> WHAT THIS TASK INVOLVES
Restate the records below word for word, and omit the images they hold.

> RECORDS FOR PROCESSING
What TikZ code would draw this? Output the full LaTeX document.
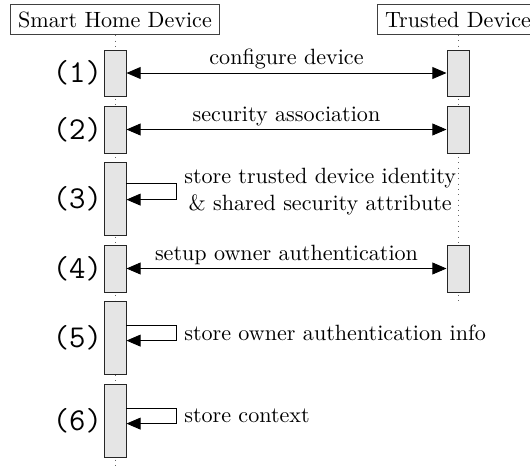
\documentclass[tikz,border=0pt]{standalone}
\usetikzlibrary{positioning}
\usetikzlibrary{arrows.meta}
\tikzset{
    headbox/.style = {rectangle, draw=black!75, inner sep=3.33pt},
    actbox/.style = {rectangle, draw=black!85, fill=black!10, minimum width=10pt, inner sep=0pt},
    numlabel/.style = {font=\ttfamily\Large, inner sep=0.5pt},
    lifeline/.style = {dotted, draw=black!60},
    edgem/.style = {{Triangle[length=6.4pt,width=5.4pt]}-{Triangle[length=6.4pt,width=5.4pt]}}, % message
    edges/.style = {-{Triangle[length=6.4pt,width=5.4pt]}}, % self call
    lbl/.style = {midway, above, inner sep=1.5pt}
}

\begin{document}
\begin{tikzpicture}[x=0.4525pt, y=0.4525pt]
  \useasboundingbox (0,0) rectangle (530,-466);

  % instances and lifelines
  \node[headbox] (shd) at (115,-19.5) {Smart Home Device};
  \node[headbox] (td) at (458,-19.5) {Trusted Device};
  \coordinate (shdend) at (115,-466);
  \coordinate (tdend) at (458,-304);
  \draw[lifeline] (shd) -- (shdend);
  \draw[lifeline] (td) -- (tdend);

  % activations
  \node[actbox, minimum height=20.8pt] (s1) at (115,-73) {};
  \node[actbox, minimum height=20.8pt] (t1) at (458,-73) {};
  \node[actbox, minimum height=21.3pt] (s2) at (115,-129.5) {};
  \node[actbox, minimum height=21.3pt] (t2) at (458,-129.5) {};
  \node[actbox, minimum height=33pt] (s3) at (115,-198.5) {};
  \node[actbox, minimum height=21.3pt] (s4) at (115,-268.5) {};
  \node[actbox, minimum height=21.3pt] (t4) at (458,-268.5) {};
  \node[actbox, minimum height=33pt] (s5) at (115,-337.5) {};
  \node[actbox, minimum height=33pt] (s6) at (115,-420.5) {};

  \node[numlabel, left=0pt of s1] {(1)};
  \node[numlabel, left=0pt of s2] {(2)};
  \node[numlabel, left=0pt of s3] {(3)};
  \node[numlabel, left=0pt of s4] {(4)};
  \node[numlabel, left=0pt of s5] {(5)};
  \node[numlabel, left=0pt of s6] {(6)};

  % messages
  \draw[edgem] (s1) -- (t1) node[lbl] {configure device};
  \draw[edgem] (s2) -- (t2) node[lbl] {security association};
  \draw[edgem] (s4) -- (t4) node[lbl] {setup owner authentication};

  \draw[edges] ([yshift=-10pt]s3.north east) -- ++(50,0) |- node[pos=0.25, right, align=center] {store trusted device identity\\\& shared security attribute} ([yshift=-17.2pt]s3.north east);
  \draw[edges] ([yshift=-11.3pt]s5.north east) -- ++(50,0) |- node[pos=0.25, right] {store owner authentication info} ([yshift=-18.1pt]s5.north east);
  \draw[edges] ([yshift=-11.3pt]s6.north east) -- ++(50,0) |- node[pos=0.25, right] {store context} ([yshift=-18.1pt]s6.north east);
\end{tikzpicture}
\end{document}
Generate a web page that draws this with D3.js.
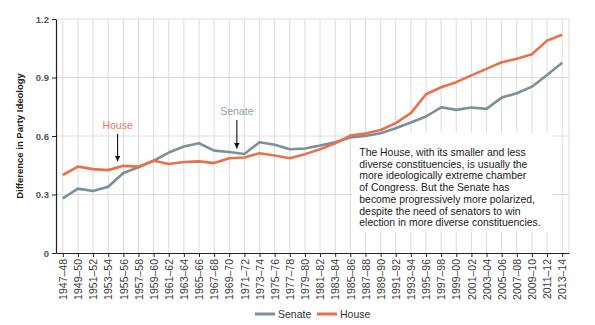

> RESPONSE BELOW
What TikZ code would draw this? Output the full LaTeX document.
\documentclass[tikz,border=0pt]{standalone}
\usetikzlibrary{positioning}
\usetikzlibrary{arrows.meta}
\tikzset{
    headbox/.style = {rectangle, draw=black!75, inner sep=3.33pt},
    actbox/.style = {rectangle, draw=black!85, fill=black!10, minimum width=10pt, inner sep=0pt},
    numlabel/.style = {font=\ttfamily\Large, inner sep=0.5pt},
    lifeline/.style = {dotted, draw=black!60},
    edgem/.style = {{Triangle[length=6.4pt,width=5.4pt]}-{Triangle[length=6.4pt,width=5.4pt]}}, % message
    edges/.style = {-{Triangle[length=6.4pt,width=5.4pt]}}, % self call
    lbl/.style = {midway, above, inner sep=1.5pt}
}

\begin{document}
\begin{tikzpicture}[x=0.4525pt, y=0.4525pt]
  \useasboundingbox (0,0) rectangle (530,-466);

  % instances and lifelines
  \node[headbox] (shd) at (115,-19.5) {Smart Home Device};
  \node[headbox] (td) at (458,-19.5) {Trusted Device};
  \coordinate (shdend) at (115,-466);
  \coordinate (tdend) at (458,-304);
  \draw[lifeline] (shd) -- (shdend);
  \draw[lifeline] (td) -- (tdend);

  % activations
  \node[actbox, minimum height=20.8pt] (s1) at (115,-73) {};
  \node[actbox, minimum height=20.8pt] (t1) at (458,-73) {};
  \node[actbox, minimum height=21.3pt] (s2) at (115,-129.5) {};
  \node[actbox, minimum height=21.3pt] (t2) at (458,-129.5) {};
  \node[actbox, minimum height=33pt] (s3) at (115,-198.5) {};
  \node[actbox, minimum height=21.3pt] (s4) at (115,-268.5) {};
  \node[actbox, minimum height=21.3pt] (t4) at (458,-268.5) {};
  \node[actbox, minimum height=33pt] (s5) at (115,-337.5) {};
  \node[actbox, minimum height=33pt] (s6) at (115,-420.5) {};

  \node[numlabel, left=0pt of s1] {(1)};
  \node[numlabel, left=0pt of s2] {(2)};
  \node[numlabel, left=0pt of s3] {(3)};
  \node[numlabel, left=0pt of s4] {(4)};
  \node[numlabel, left=0pt of s5] {(5)};
  \node[numlabel, left=0pt of s6] {(6)};

  % messages
  \draw[edgem] (s1) -- (t1) node[lbl] {configure device};
  \draw[edgem] (s2) -- (t2) node[lbl] {security association};
  \draw[edgem] (s4) -- (t4) node[lbl] {setup owner authentication};

  \draw[edges] ([yshift=-10pt]s3.north east) -- ++(50,0) |- node[pos=0.25, right, align=center] {store trusted device identity\\\& shared security attribute} ([yshift=-17.2pt]s3.north east);
  \draw[edges] ([yshift=-11.3pt]s5.north east) -- ++(50,0) |- node[pos=0.25, right] {store owner authentication info} ([yshift=-18.1pt]s5.north east);
  \draw[edges] ([yshift=-11.3pt]s6.north east) -- ++(50,0) |- node[pos=0.25, right] {store context} ([yshift=-18.1pt]s6.north east);
\end{tikzpicture}
\end{document}
Generate a web page that draws this with D3.js.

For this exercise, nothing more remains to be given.